The TAC alleged that suspicious stock sales made by officers during the alleged class period evidenced an intentional fraud. It also urged that, because Corinthian’s management exercised close oversight of the schools and
had access to sophisticated information systems concerning operating information, Corinthian’s management must have known about the alleged fraud. The TAC also relied on allegations derived from numerous confidential witnesses.
The TAC pointed to two disclosures that purportedly revealed Corinthian’s fraudulent student enrollment and financial aid practices to the market: (1) a June 24, 2004 Financial Times story reporting the DOE investigation,
and (2) an August 2, 2004 press release disclosing reduced earnings and earning projections. According to the TAC, when read in tandem, these two disclosures revealed “the truth regarding [Corinthian’s] fraudulent practices
and deception,” and precipitated considerable drops in the value of Corinthian stock.
The district court held that these allegations failed to satisfy the pleading requirements of the Private Securities Litigation Reform Act (“PSLRA”). The Ninth Circuit affirmed, holding that, “despite its lengthy
and far-ranging allegations,” the TAC did not: (1) plead loss causation, (2) raise a strong inference of scienter, or (3) allege falsity with the specificity required by the PSLRA.

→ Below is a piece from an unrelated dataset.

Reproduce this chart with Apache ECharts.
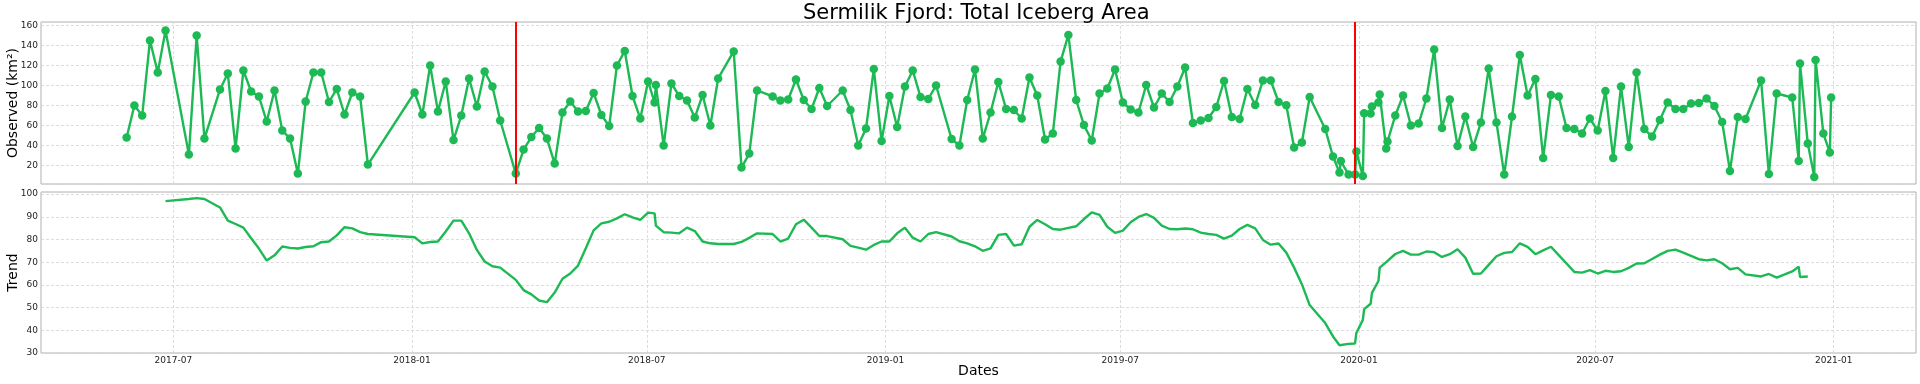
<!DOCTYPE html>
<html><head><meta charset="utf-8">
<script src="https://cdn.jsdelivr.net/npm/echarts@6/dist/echarts.min.js"></script>
<style>html,body{margin:0;padding:0;background:#fff}#c{width:1920px;height:384px}</style>
</head><body><div id="c"></div>
<script>
const dates = [
'2017-05-26','2017-06-01','2017-06-07','2017-06-13','2017-06-19','2017-06-25',
'2017-07-13','2017-07-19','2017-07-25','2017-08-06','2017-08-12','2017-08-18','2017-08-24','2017-08-30',
'2017-09-05','2017-09-11','2017-09-17','2017-09-23','2017-09-29',
'2017-10-05','2017-10-11','2017-10-17','2017-10-23','2017-10-29',
'2017-11-04','2017-11-10','2017-11-16','2017-11-22','2017-11-28',
'2018-01-03','2018-01-09','2018-01-15','2018-01-21','2018-01-27',
'2018-02-02','2018-02-08','2018-02-14','2018-02-20','2018-02-26',
'2018-03-04','2018-03-10','2018-03-22','2018-03-28',
'2018-04-03','2018-04-09','2018-04-15','2018-04-21','2018-04-27',
'2018-05-03','2018-05-09','2018-05-15','2018-05-21','2018-05-27',
'2018-06-02','2018-06-08','2018-06-14','2018-06-20','2018-06-26',
'2018-07-02','2018-07-07','2018-07-08','2018-07-14','2018-07-20','2018-07-26',
'2018-08-01','2018-08-07','2018-08-13','2018-08-19','2018-08-25',
'2018-09-06','2018-09-12','2018-09-18','2018-09-24',
'2018-10-06','2018-10-12','2018-10-18','2018-10-24','2018-10-30',
'2018-11-05','2018-11-11','2018-11-17','2018-11-29',
'2018-12-05','2018-12-11','2018-12-17','2018-12-23','2018-12-29',
'2019-01-04','2019-01-10','2019-01-16','2019-01-22','2019-01-28',
'2019-02-03','2019-02-09','2019-02-21','2019-02-27',
'2019-03-05','2019-03-11','2019-03-17','2019-03-23','2019-03-29',
'2019-04-04','2019-04-10','2019-04-16','2019-04-22','2019-04-28',
'2019-05-04','2019-05-10','2019-05-16','2019-05-22','2019-05-28',
'2019-06-03','2019-06-09','2019-06-15','2019-06-21','2019-06-27',
'2019-07-03','2019-07-09','2019-07-15','2019-07-21','2019-07-27',
'2019-08-02','2019-08-08','2019-08-14','2019-08-20','2019-08-26',
'2019-09-01','2019-09-07','2019-09-13','2019-09-19','2019-09-25',
'2019-10-01','2019-10-07','2019-10-13','2019-10-19','2019-10-25','2019-10-31',
'2019-11-06','2019-11-12','2019-11-18','2019-11-24',
'2019-12-06','2019-12-12','2019-12-17','2019-12-18','2019-12-24','2019-12-29','2019-12-30',
'2020-01-04','2020-01-05','2020-01-10','2020-01-11','2020-01-16','2020-01-17','2020-01-22','2020-01-23','2020-01-29',
'2020-02-04','2020-02-10','2020-02-16','2020-02-22','2020-02-28',
'2020-03-05','2020-03-11','2020-03-17','2020-03-23','2020-03-29',
'2020-04-04','2020-04-10','2020-04-16','2020-04-22','2020-04-28',
'2020-05-04','2020-05-10','2020-05-16','2020-05-22','2020-05-28',
'2020-06-03','2020-06-09','2020-06-15','2020-06-21','2020-06-27',
'2020-07-03','2020-07-09','2020-07-15','2020-07-21','2020-07-27',
'2020-08-02','2020-08-08','2020-08-14','2020-08-20','2020-08-26',
'2020-09-01','2020-09-07','2020-09-13','2020-09-19','2020-09-25',
'2020-10-01','2020-10-07','2020-10-13','2020-10-19','2020-10-25',
'2020-11-06','2020-11-12','2020-11-18','2020-11-30',
'2020-12-05','2020-12-06','2020-12-12','2020-12-17','2020-12-18','2020-12-24','2020-12-29','2020-12-30'
];
const observed = [
48,80,70,145,113,155,
31,150,47,96,112,37,115,94,
89,64,95,55,47,
12,84,113,113,83.5,
96.5,71,93,89,21,
93,71,120,74,104,
45.5,70,107,79,114,
99,65,12,36,
48.5,57.5,47,22,73,
84,74,74.5,92.5,70.5,
59.5,120,134.5,89.5,67,
104,83,100.5,40,102,89.5,
85,68,90.5,60,107,
134,18,32,95,
89,85,86,106,85.5,
76.5,97.5,79.5,95,
75.5,40,57,116.5,44.5,
89.5,58.5,99,115,88.5,
86.5,100,46.5,40,
85.5,116,47,73,103.5,
76.5,75.5,67,108,90,
46,52,124,150.5,85.5,
60.5,45,92,97,116,
83,76,73,100.5,78,
92,83.5,99,118,62.5,
65,67.5,78.5,104.5,68.5,
66.5,96.5,80.5,105,105,83.5,
80.3,38,43,88.5,
56.5,29,13,24.5,11,11,34,
9.5,72.3,72,79,83,91,37,44,70,
90,60,62,87,136,
57.5,86,39.5,69,38.5,
63,117,63,11,69,
130.5,90,106.5,27.5,90.5,
89,57.5,56.5,52,67,
55,94.5,27.5,99,38.5,
113,56.5,49,65.5,83,
76.5,76.5,82,82.5,87,
79.5,63.5,14.5,68.5,66.5,
105,11.5,92,88,
24.5,122,42,8.7,125.5,52,33,88
];
const trend = [
null,null,null,null,null,96.9,
97.8,98.2,97.8,94.1,88.3,86.8,85.2,80.5,
76,70.7,73,76.9,76.3,
76,76.7,77,78.8,79.1,
81.8,85.4,84.9,83.2,82.4,
81,78.3,78.9,79.1,83.5,
88.3,88.3,82.7,75.4,70.3,
68.2,67.6,62.2,57.7,
55.8,53.1,52.4,56.6,62.7,
65,68.5,76.1,84,87.1,
87.8,89.3,91.1,89.7,88.6,
91.8,91.5,86.1,83.2,83,82.7,
85.2,83.7,79.1,78.3,78,
78,78.9,80.7,82.7,
82.4,79.1,80.4,86.7,88.7,
85.2,81.5,81.5,80.1,
77.2,76.4,75.5,77.6,79.1,
79.1,82.7,85.2,80.8,79.1,
82.4,83.2,81.3,79.2,
78.3,77,75,76.1,82,
82.4,77.3,77.9,85.6,88.6,
86.7,84.6,84.3,85.1,85.8,
89,91.9,90.8,85.6,82.9,
83.9,87.6,89.9,91.2,89.5,
86.1,84.6,84.5,84.8,84.5,
83,82.4,82,80.4,81.7,
84.6,86.4,84.9,79.8,77.7,78.2,
74.2,67.6,60.3,51.1,
43.2,37.3,33.4,33.6,34,34.2,38.8,
44.6,49.3,51.7,56.5,61.7,67.6,70,70.6,73.6,
75,73.3,73.3,74.7,74.4,
72.3,73.5,75.7,72,64.9,
65,68.8,72.6,74.1,74.5,
78.3,76.7,73.5,75.2,76.8,
73.1,69.4,65.7,65.4,66.5,
65,66.2,65.7,66,67.5,
69.4,69.5,71.4,73.3,75,
75.5,74.2,72.8,71.3,70.8,
71.3,69.5,66.9,67.5,64.6,
63.7,64.8,63.2,65.9,
68,63.5,63.7,null,null,null,null,null
];
const xTicks = ['2017-07-01','2018-01-01','2018-07-01','2019-01-01','2019-07-01','2020-01-01','2020-07-01','2021-01-01'];
const eventDates = ['2018-03-22','2019-12-29'];

const ts = s => { const p = s.split('-').map(Number); return Date.UTC(p[0], p[1]-1, p[2]); };
const GREEN = '#1DB954';
const FONT = 'DejaVu Sans';
const GRIDC = '#d4d4d4';
const xMin = ts('2017-03-21');
const xMax = ts('2021-03-05') + 10*3600e3;
const gridMarks = xTicks.map(t => ({xAxis: ts(t)}));
const obsData = dates.map((d,i) => [ts(d), observed[i]]);
const trendData = dates.map((d,i) => [ts(d), trend[i]]).filter(p => p[1] != null);
const fmtX = v => { const d = new Date(v); return d.getUTCFullYear() + '-' + String(d.getUTCMonth()+1).padStart(2,'0'); };

const splitLine = {show:true, lineStyle:{color:GRIDC, type:[3,2], width:0.8}};
const gridMarkLine = {silent:true, z:1, symbol:['none','none'], label:{show:false}, emphasis:{disabled:true},
  lineStyle:{color:GRIDC, type:[3,2], width:0.8}, data: gridMarks};

const chart = echarts.init(document.getElementById('c'), null, {renderer:'canvas'});
chart.setOption({
  animation:false,
  backgroundColor:'#fff',
  textStyle:{fontFamily:FONT},
  title:{text:'Sermilik Fjord: Total Iceberg Area', left:803, top:3, padding:0,
    textStyle:{fontFamily:FONT, fontSize:21, fontWeight:'normal', color:'#000'}},
  grid:[
    {left:41, right:4, top:22, height:162, show:true, borderColor:'#b0b0b0', borderWidth:1, outerBoundsMode:'none'},
    {left:41, right:4, top:192, height:161, show:true, borderColor:'#b0b0b0', borderWidth:1, outerBoundsMode:'none'}
  ],
  xAxis:[
    {type:'value', gridIndex:0, min:xMin, max:xMax, axisLine:{show:false}, axisTick:{show:false},
      axisLabel:{show:false}, splitLine:{show:false}},
    {type:'value', gridIndex:1, min:xMin, max:xMax, axisLine:{show:false}, axisTick:{show:false},
      axisLabel:{customValues: xTicks.map(ts), formatter: fmtX, fontSize:9, color:'#222', margin:3, fontFamily:FONT},
      splitLine:{show:false},
      name:'Dates', nameLocation:'middle', nameGap:11, nameMoveOverlap:false,
      nameTextStyle:{fontSize:14, color:'#000', fontFamily:FONT}}
  ],
  yAxis:[
    {type:'value', gridIndex:0, min:1.6, max:163.4, splitNumber:8,
      axisLine:{show:false}, axisTick:{show:false},
      axisLabel:{showMinLabel:false, showMaxLabel:false, fontSize:9, color:'#222', margin:3, fontFamily:FONT},
      splitLine:splitLine,
      name:'Observed (km²)', nameLocation:'middle', nameGap:21, nameMoveOverlap:false,
      nameTextStyle:{fontSize:14, color:'#000', fontFamily:FONT}},
    {type:'value', gridIndex:1, min:30, max:100.9, splitNumber:7,
      axisLine:{show:false}, axisTick:{show:false},
      axisLabel:{showMaxLabel:false, fontSize:9, color:'#222', margin:3, fontFamily:FONT},
      splitLine:splitLine,
      name:'Trend', nameLocation:'middle', nameGap:21, nameMoveOverlap:false,
      nameTextStyle:{fontSize:14, color:'#000', fontFamily:FONT}}
  ],
  series:[
    {type:'line', xAxisIndex:0, yAxisIndex:0, data:[], silent:true, markLine:gridMarkLine},
    {type:'line', xAxisIndex:1, yAxisIndex:1, data:[], silent:true, markLine:gridMarkLine},
    {type:'line', name:'Observed', xAxisIndex:0, yAxisIndex:0, data:obsData,
      symbol:'circle', symbolSize:8.5, showAllSymbol:true,
      lineStyle:{color:GREEN, width:2.4}, itemStyle:{color:GREEN},
      markLine:{silent:true, symbol:['none','none'], label:{show:false},
        lineStyle:{color:'#ff0000', type:'solid', width:2},
        data: eventDates.map(d => ({xAxis: ts(d)}))}},
    {type:'line', name:'Trend', xAxisIndex:1, yAxisIndex:1, data:trendData,
      symbol:'none', lineStyle:{color:GREEN, width:2.4}}
  ]
});
</script></body></html>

First, the Ninth Circuit held that the TAC failed to plead loss causation because it did “not allege that the…announcements disclosed – or even suggested – to the market that Corinthian was manipulating
student enrollment figures company-wide in order to procure excess federal funding, which is the fraudulent activity that Metzler contends forced down the stock that caused its losses.” Although neither In re Daou Sys. Inc.,
411 F.3d 1006 (9th Cir. 2005) nor Dura Pharms., Inc. v. Broudo, 544 U.S. 336 (2005) require an admission or finding of fraud before loss causation can be properly plead, according to the Court, “that does not allow
a plaintiff to plead loss causation through ‘euphemism’ and thereby avoid alleging the necessary connection between defendant’s fraud and the actual loss.” The Court continued:
So long as there is a drop in a stock’s price, a plaintiff will always be able to contend that the market “understood” a defendant’s statement precipitating a loss as a coded message revealing the fraud. Enabling a plaintiff to proceed on such a theory would effectively resurrect what Dura discredited – that loss causation is established through an allegation that a stock was purchased at an inflated price….Loss causation requires more.Second, the Court held that Metzler had failed adequately to plead scienter under the standard set forth by the United States Supreme Court in Tellabs, Inc. v. Makor Issues & Rights, Ltd., 127 S. Ct. 2499 (2007). The Court noted that the TAC principally relied on three factors to establish scienter: (1) management’s stock sales during the class period; (2) the existence of a “sophisticated information management system” that would have enabled management to access “all student and financial aid records for all Corinthian schools;” and (3) management’s involvement in Corinthian’s revenue recognition policies and rejection of alternate accounting methods. As an initial matter, the Court explained that, while “‘suspicious’ stock sales by corporate insiders may constitute circumstantial evidence of scienter,” such sales only give rise to an inference of scienter when they are “‘dramatically out of line with prior trading practices at times calculated to maximize the personal benefit from undisclosed inside information’” – factors not established in this case. The Court also reasoned that “corporate management’s general awareness of the day-to-day workings of the company’s business does not establish scienter – at least absent some additional allegation of specific information conveyed to management and related to the fraud.” The Court further concluded that the allegations concerning Corinthian’s revenue recognition practices failed to raise a strong inference of scienter because the TAC did not sufficiently allege that management knowingly and recklessly engaged in an improper accounting practice.
Finally, the Court held that Metzler failed to meet the PSLRA’s “exacting requirements” for pleading falsity, noting that “[a] litany of alleged false statements, unaccompanied by the pleading of specific facts indicating why those statements were false, does not meet this standard.”